You are legally required to disclose the accident when applying for a new policy in Pennsylvania, even if you paid for repairs out of pocket and never filed a claim. Insurance applications ask about accidents in the past three to five years regardless of whether a claim was filed, and answering "no" constitutes material misrepresentation that can void your policy retroactively if discovered. That said, rate shopping after a teen accident can still save money — but timing matters. If you switch carriers within 30–60 days of the accident, you'll carry the full surcharge to the new insurer with no claims-free time to offset it. If you wait 12–18 months and your teen has a clean record during that period, some carriers will apply a smaller surcharge or count the accident as a lesser rating factor when combined with subsequent safe driving. Pennsylvania insurers vary widely in how they weight teen driver accidents, and a carrier that penalizes you heavily now may be more forgiving a year from now. When shopping, get quotes from at least three carriers and disclose the accident identically on each application: date, fault determination, claim amount or estimated damage if no claim was filed, and any citations issued. Inconsistent disclosure across applications creates a paper trail that underwriting departments will catch during the bind process, often resulting in a rescinded quote or a higher rate than initially offered.
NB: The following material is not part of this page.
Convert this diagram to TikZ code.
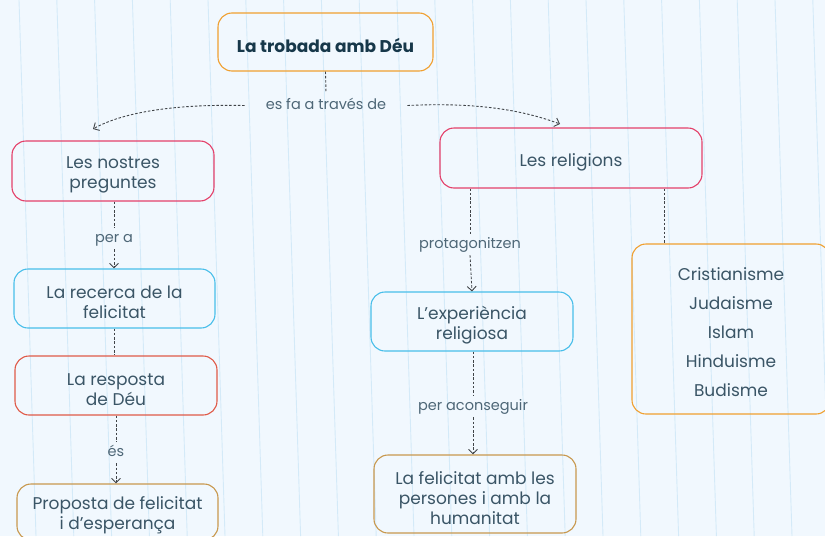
\documentclass[tikz,border=0pt]{standalone}
\usepackage{fontspec}
\setmainfont{Poppins}
\usetikzlibrary{arrows.meta,calc}
\definecolor{bg}{HTML}{F1F8FE}
\definecolor{bgline}{HTML}{D4EAF8}
\definecolor{txt}{HTML}{3A5566}
\definecolor{labc}{HTML}{4E6777}
\definecolor{titc}{HTML}{17384A}
\definecolor{conc}{HTML}{404448}
\definecolor{corange}{HTML}{F0A030}
\definecolor{cpink}{HTML}{E4406A}
\definecolor{ccyan}{HTML}{48BEEA}
\definecolor{cred}{HTML}{E05A48}
\definecolor{ctan}{HTML}{C8984E}
\tikzset{
  box/.style={draw, rounded corners=14pt, line width=1.1pt, inner sep=0pt},
  btext/.style={text=txt, align=center, font=\fontsize{17}{20}\selectfont, inner sep=0pt, yshift=-4pt},
  lab/.style={text=labc, font=\fontsize{14.5}{16}\selectfont, inner xsep=0pt, inner ysep=4pt,
    text height=10pt, text depth=3pt, yshift=-1.5pt},
  conn/.style={draw=conc, line width=0.9pt, dash pattern=on 2.5pt off 1.8pt},
  arr/.style={-{Straight Barb[length=4.5pt,width=9pt]}},
}
\begin{document}
\begin{tikzpicture}[x=1pt,y=-1pt]
\useasboundingbox (0,0) rectangle (825,536);
\begin{scope}
\clip (0,0) rectangle (825,536);
\fill[bg] (0,0) rectangle (825,536);
\foreach \k in {0,...,22}{
  \draw[bgline, line width=0.9pt] ({19+37.8*\k},0) -- ({36+37.8*\k},536);
}
\end{scope}

% nodes
\node[box, draw=corange, minimum width=215pt, minimum height=58pt,
  label={[btext, text=titc, font=\fontsize{17}{20}\selectfont\bfseries, yshift=1pt]center:La trobada amb Déu}] (title) at (325.5,42) {};
\node[box, draw=cpink, minimum width=202pt, minimum height=60pt,
  label={[btext]center:{Les nostres\\preguntes}}] (preg) at (113,171) {};
\node[box, draw=ccyan, minimum width=201pt, minimum height=59pt,
  label={[btext]center:{La recerca de la\\felicitat}}] (recerca) at (114.5,298.5) {};
\node[box, draw=cred, minimum width=202pt, minimum height=59pt,
  label={[btext]center:{La resposta\\de Déu}}] (resposta) at (116,385.5) {};
\node[box, draw=ctan, minimum width=201pt, minimum height=56pt,
  label={[btext, yshift=1pt]center:{Proposta de felicitat\\i d’esperança}}] (proposta) at (117.5,512) {};
\node[box, draw=cpink, minimum width=262pt, minimum height=60pt,
  label={[btext]center:Les religions}] (religions) at (571,158) {};
\node[box, draw=ccyan, minimum width=202pt, minimum height=59pt,
  label={[btext]center:{L’experiència\\religiosa}}] (experiencia) at (472,321.5) {};
\node[box, draw=ctan, minimum width=202pt, minimum height=78pt,
  label={[btext]center:{La felicitat amb les\\persones i amb la\\humanitat}}] (felicitat) at (475,494) {};
\node[box, draw=corange, minimum width=198pt, minimum height=170pt,
  label={[btext, font=\fontsize{17}{29}\selectfont, yshift=1pt]center:{Cristianisme\\Judaisme\\Islam\\Hinduisme\\Budisme}}] (llista) at (731,329) {};

% labels
\node[lab, inner xsep=21pt, inner ysep=6pt] (lab1) at (326,104) {es fa a través de};
\node[lab] (lab2) at (114,237) {per a};
\node[lab] (lab3) at (116,451) {és};
\node[lab] (lab4) at (470,243) {protagonitzen};
\node[lab] (lab5) at (473,405) {per aconseguir};

\coordinate (a1) at (93,129);
\coordinate (a2) at (560,124);

% connectors
\draw[conn] (title.south) -- (lab1.north);
\draw[conn, arr] (lab1.west) .. controls (180,104) and (125,111) .. (a1);
\draw[conn, arr] (lab1.east) .. controls (480,102) and (525,111) .. (a2);

\draw[conn] (preg.south -| lab2) -- (lab2.north);
\draw[conn, arr] (lab2.south) -- (lab2 |- recerca.north);

\draw[conn] (recerca.south) -- (recerca.south |- resposta.north);

\draw[conn] (resposta.south -| lab3) -- (lab3.north);
\draw[conn, arr] (lab3.south) -- (lab3 |- proposta.north);

\draw[conn] (religions.south -| lab4) -- (lab4.north);
\draw[conn, arr] (lab4.south) -- (experiencia.north);

\draw[conn] (experiencia.south -| lab5) -- (lab5.north);
\draw[conn, arr] (lab5.south) -- (lab5 |- felicitat.north);

\coordinate (r1) at ($(religions.south)+(93,0)$);
\draw[conn] (r1) -- (r1 |- llista.north);
\end{tikzpicture}
\end{document}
Adding Accident Forgiveness and Managing Future Rate Increases

Accident forgiveness is rarely available for teen drivers in Pennsylvania — most carriers restrict it to primary policyholders aged 25+ with five or more years of claims-free history. If you as the parent qualify for accident forgiveness and your teen's accident is the first chargeable incident on your policy, some carriers (notably Geico and Travelers) will apply the forgiveness to the household policy, effectively waiving the surcharge for the teen's accident. If your policy included accident forgiveness before the teen's accident, confirm in writing with your carrier whether the forgiveness was consumed by this claim and whether it's renewable. Some Pennsylvania carriers allow you to "re-earn" accident forgiveness after three years of claims-free driving; others treat it as a one-time benefit. If the forgiveness is gone, your household no longer has a buffer against future claims — if your teen has a second accident or you have one yourself, both will carry full surcharges. For parents without accident forgiveness, the most effective rate management strategy post-accident is discount stacking on the remaining available discounts: maintain the good student discount by submitting transcripts every six months, keep the teen enrolled in telematics to rebuild safe driving data, add the vehicle to a multi-vehicle discount if you have another car, and confirm the driver training discount is still applied if your teen completed an approved course. These won't eliminate the accident surcharge, but they can reduce the net increase by 15–25%.